According to statistics, more than 488,000 vehicles with the N43 and N53 engines are driving on European roads, which were fitted with the ZKBR7A-HTU NGK spark plugs as original equipment (OE).
It is likely that many UK and Ireland workshops have already had the opportunity to take a look at these engines, either under the bonnet of a BMW 1 series or under that of a 3, 5 or 6 model.
Technically, the spark plug is a semi-surface type spark plug with three ground electrodes and a 14mm bi-hex. To guarantee a reliable ignition, the spark plug comes with a projected spark position – the electrodes extend far into the combustion chamber.

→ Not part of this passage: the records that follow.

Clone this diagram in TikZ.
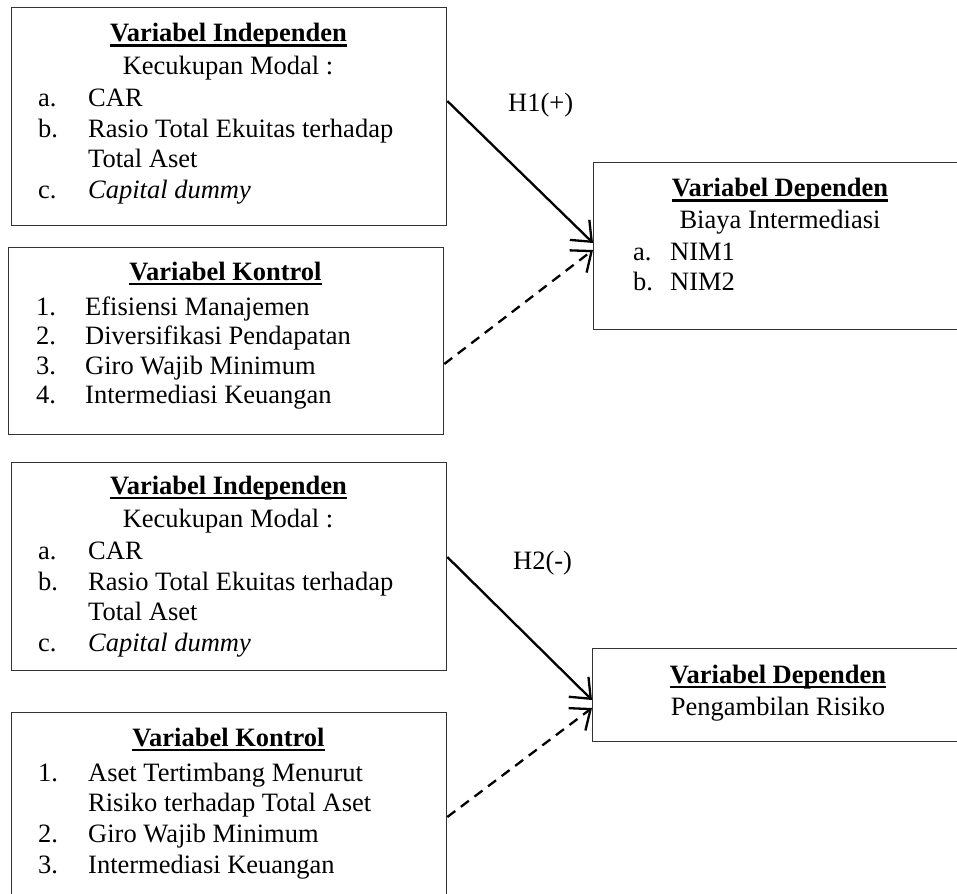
\documentclass[tikz,border=0pt]{standalone}
\usepackage{fontspec}
\setmainfont{Liberation Serif}
\usetikzlibrary{arrows.meta}
\newsavebox\ulbox
\newcommand\myul[1]{\sbox\ulbox{#1}\rlap{\vrule width\wd\ulbox height -2.5pt depth 5pt}\usebox\ulbox}
\tikzset{
  box/.style={draw=black!80, line width=1.3pt, rectangle, anchor=north west, inner sep=0pt},
  txt/.style={inner sep=0pt, font=\fontsize{26.5}{31}\selectfont},
  ttl/.style={txt, anchor=base, font=\fontsize{26.5}{31}\selectfont\bfseries},
  ctr/.style={txt, anchor=base},
  lft/.style={txt, anchor=base west},
  solidarrow/.style={line width=2.3pt, -{Straight Barb[length=17pt,width=28pt,line width=2.3pt]}},
  dasharrow/.style={line width=2.3pt, dash pattern=on 10pt off 7pt, -{Straight Barb[length=17pt,width=28pt,line width=2.3pt]}}
}
\begin{document}
\begin{tikzpicture}[x=1pt,y=-1pt]
\clip (0,0) rectangle (957,893);
\fill[white] (0,0) rectangle (957,893);
% boxes
\node[box, minimum width=435pt, minimum height=218pt] (b1) at (11,7) {};
\node[box, minimum width=435pt, minimum height=187pt] (b2) at (8,247) {};
\node[box, minimum width=374pt, minimum height=167pt] (b3) at (593,162) {};
\node[box, minimum width=435pt, minimum height=208pt] (b4) at (11,462) {};
\node[box, minimum width=435pt, minimum height=208pt] (b5) at (11,712) {};
\node[box, minimum width=373pt, minimum height=93pt] (b6) at (592,648) {};
% box 1
\node[ttl] (t1) at (228.5,42) {\myul{Variabel Independen}};
\node[ctr] (k1) at (228,75) {Kecukupan Modal :};
\node[lft] (a1l) at (38,107) {a.};
\node[lft] (a1) at (88,107) {CAR};
\node[lft] (b1l) at (38,138) {b.};
\node[lft] (b1t) at (88,138) {Rasio Total Ekuitas terhadap};
\node[lft] (b1u) at (88,168) {Total Aset};
\node[lft] (c1l) at (38,199) {c.};
\node[lft] (c1) at (88,199) {\textit{Capital dummy}};
% box 2
\node[ttl] (t2) at (225.5,280) {\myul{Variabel Kontrol}};
\node[lft] (n21) at (36,315) {1.};
\node[lft] (i21) at (85,315) {Efisiensi Manajemen};
\node[lft] (n22) at (36,344) {2.};
\node[lft] (i22) at (85,344) {Diversifikasi Pendapatan};
\node[lft] (n23) at (36,374) {3.};
\node[lft] (i23) at (85,374) {Giro Wajib Minimum};
\node[lft] (n24) at (36,403) {4.};
\node[lft] (i24) at (85,403) {Intermediasi Keuangan};
% box 3
\node[ttl] (t3) at (780,197) {\myul{Variabel Dependen}};
\node[ctr] (k3) at (780,229) {Biaya Intermediasi};
\node[lft] (a3l) at (633,260) {a.};
\node[lft] (a3) at (670,260) {NIM1};
\node[lft] (b3l) at (633,290) {b.};
\node[lft] (b3t) at (670,290) {NIM2};
% box 4
\node[ttl] (t4) at (228.5,494) {\myul{Variabel Independen}};
\node[ctr] (k4) at (228,527) {Kecukupan Modal :};
\node[lft] (a4l) at (38,559) {a.};
\node[lft] (a4) at (88,559) {CAR};
\node[lft] (b4l) at (38,590) {b.};
\node[lft] (b4t) at (88,590) {Rasio Total Ekuitas terhadap};
\node[lft] (b4u) at (88,620) {Total Aset};
\node[lft] (c4l) at (38,651) {c.};
\node[lft] (c4) at (88,651) {\textit{Capital dummy}};
% box 5
\node[ttl] (t5) at (228.5,746) {\myul{Variabel Kontrol}};
\node[lft] (n51) at (38,781) {1.};
\node[lft] (i51) at (88,781) {Aset Tertimbang Menurut};
\node[lft] (i51b) at (88,811) {Risiko terhadap Total Aset};
\node[lft] (n52) at (38,842) {2.};
\node[lft] (i52) at (88,842) {Giro Wajib Minimum};
\node[lft] (n53) at (38,873) {3.};
\node[lft] (i53) at (88,873) {Intermediasi Keuangan};
% box 6
\node[ttl] (t6) at (778,683) {\myul{Variabel Dependen}};
\node[ctr] (k6) at (778,715) {Pengambilan Risiko};
% labels
\node[lft] (h1) at (508,112) {H1(+)};
\node[lft] (h2) at (513,569) {H2(-)};
% arrows
\draw[solidarrow] ([yshift=-94pt]b1.north east) -- ([yshift=-81pt]b3.north west);
\draw[dasharrow] ([yshift=-117pt]b2.north east) -- ([yshift=-88pt]b3.north west);
\draw[solidarrow] ([yshift=-95pt]b4.north east) -- ([yshift=-52pt]b6.north west);
\draw[dasharrow] ([yshift=-105pt]b5.north east) -- ([yshift=-60pt]b6.north west);
\end{tikzpicture}
\end{document}
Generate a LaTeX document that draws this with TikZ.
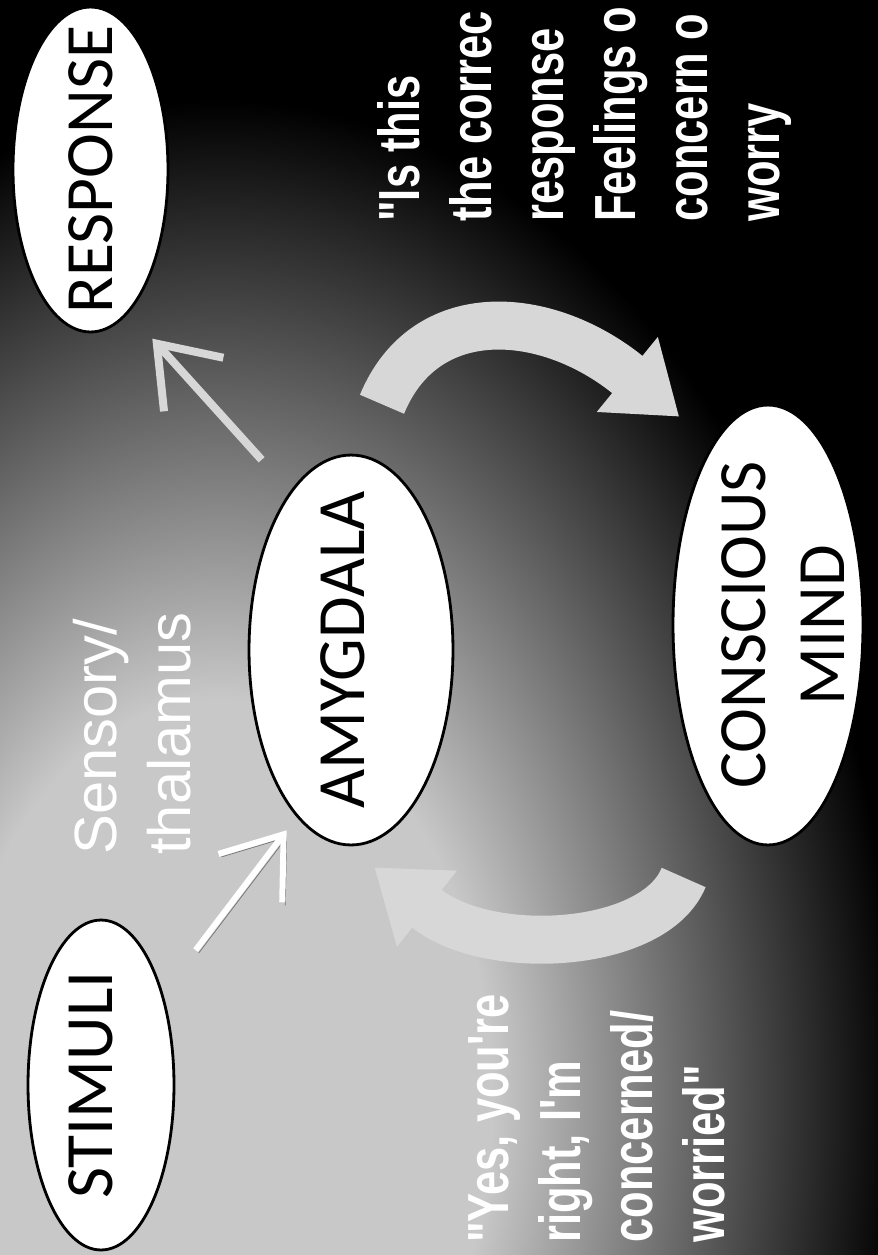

Also, the semi-surface design prevents the accumulation of carbon deposits which are often associated with direct injection engines and guarantees reliable ignition by removing carbon deposits at the insulator tip even at temperature levels below the spark plug’s self-cleaning temperature.
Correct tool selection: a must when it comes to spark plug service replacement
As with any spark plug, the ZKBR7A-HTU needs to be changed from time to time. The original equipment (OE) identical aftermarket spark plug from NGK (stock no. 91785), replaces BMW part nos. 12120038349 and 755001102.
Unlike most engines, the spark plugs position in the N43 and N53 is angled in the spark plug tunnel by more than five degrees. A look into the spark plug shaft does not reveal this special design to technicians and, unaware of this particular construction, the mechanic might mistakenly use a standard solid bi-hex (12 point) socket, instead of the necessary bi-hex socket with an integral articulated joint.
Due to the angled position, a conventional solid spark plug socket will not fit squarely on the spark plug. The force required to loosen or tighten the spark plug means that the risk of spark plug damage is high. This is because force is applied to the fragile ceramic insulator of the spark plug, which can result in hairline cracks and breakage. Sometimes cracking cannot be seen as they are out of sight beneath the metal shell of the spark plug. Ignition problems and an early failure of the spark plug are inevitable, resulting in costly diagnostic time.
When replacing spark plugs on the N43 and N53 engines, be sure to use a quality articulated bi-hex socket, available from specialist tool manufacturers – and as with any spark plug, it should be used in conjunction with a torque wrench upon installation (set to 15 – 20 Nm for this 12mm diameter thread plug).